2016年のものについては、これらの話し合いがどうだったのか、という情報は流れていません。
米国のサイトも調べましたが、何ものってませんでした。
今回の内容を大胆予想
今回の内容を予想するために、米国と北朝鮮のお互いの基本的スタンスと、お互い持っているカードを確認してみます。
米国の基本的スタンス
- 北朝鮮を非核化させる。
- ICBMの開発を止めさせる。
- 従わない限り、圧力と経済制裁をかけ続ける。
- 時間稼ぎをさせない。
北朝鮮の基本的スタンス
- ICBMと搭載できる核兵器をなるべく早く開発する。
- 各国の経済制裁を止めさせる。
- 兵器開発のため時間稼ぎをする。
米国は、非核化させることが目標としても、既に北朝鮮は核を保有しています。
隠すこともできるので、非核化というのは地域の安全にも好ましいことだとは思いますが、今の段階では困難だと思います。
北朝鮮は、体制維持のため、国民を犠牲にしてもこのスタンスは永遠に取るでしょう。
体制転換はしないと米国が言及しましたが、その後転覆される可能性もあると考え、スタンスは変えないでしょう。
この基本的スタンスの違いによって、世界中の人が、交渉はうまくいかない、突破口はないと感じているのではないでしょうか。
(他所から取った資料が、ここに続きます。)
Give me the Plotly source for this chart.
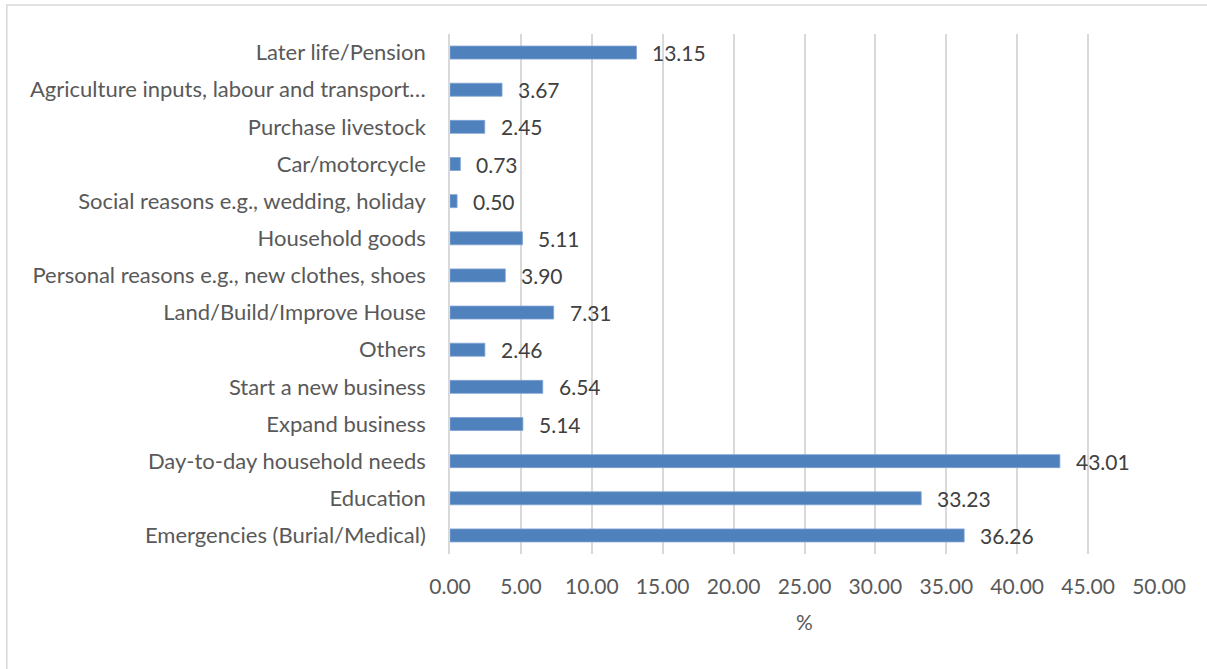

外交で圧力を中国含めて掛けて一定の成果はありますが、ロシアという助っ人が現れ、ロシアと米国の関係も良くないことから、北朝鮮は何とか圧力をかわすのではないかと思います。
米国の交渉カード
米国が持っている交渉カードは以下と考えます。
- 軍事的圧力をかけ続けて本気度を示す。
- 外交的圧力と制裁をなるべく多くの国々を味方につけて実施する。
- ロシアと交渉し、二国間の問題を米国が譲歩することを条件に、北に対して支援をしないように交渉する。
- 策略を巡らし北朝鮮側の内部の人間に賄賂を送り、体制転換を狙う。
- なるべく時間かせぎをさせないため、安易に妥協しない姿勢を示す。
北朝鮮の交渉カード
北朝鮮が持っている交渉カードは以下と考えます。
- 軍事的圧力には一切屈しない姿勢を示す。
- 韓国、日本や在日米軍に核兵器を落とすことを示唆する。
- なるべく時間かせぎをして、その間にICBMと核開発を進める。
- 経済制裁については、ロシアとさらなる協力関係を築き、影響が出ないようにする。
今回の非公式会談の内容
米国と北朝鮮の各々のスタンスと交渉カードを考えると、重要な点は、ロシアとの交渉をどちらが有利に働くかということだと思います。
ただ、今回の会談では、ロシアは該当国ではないので、その内容には関係してこないと思います。
今回の非公式会談では、今後の本格的交渉のためのメッセージの探り合いになると思います。
各々の国のスタンスが異なるため、そのスタンス自体は交渉内容にはなってこないと思います。
こういう決裂しそうな交渉の時には、最終的には、お互いが最低合意できる案の可能性というものを協議すると思います。
どういう案があり得るかというと、以下です。
- 北朝鮮が第三国に核兵器を売らないことを条件に、経済制裁を緩和する。
- 北朝鮮がICBMの開発を中断するので、経済制裁を緩和する。
- 北朝鮮が核実験を中断するので、経済制裁を緩和する。
北朝鮮から見ると、ICBMや核兵器開発をやめるのでなく中断なので、また再開することができます。また、経済制裁緩和の見返りもあります。
米国から見ると時間稼ぎをさせられる恐れはありますが、兵器開発を中断するので、米国に対する脅威が下がり、その時間の中で経済制裁を緩和しつつも、いざという時の国際包囲網を築き、また体制転換も狙うこととなります。
具体的な「中断」を確認するための条件と、「経済制裁緩和」の範囲の条件は、お互い簡単に決まる内容とはならず、その後の調整になっていくでしょう。
そういう交渉を水面下でしながら、ロシアとの交渉を両国がするのではないでしょうか。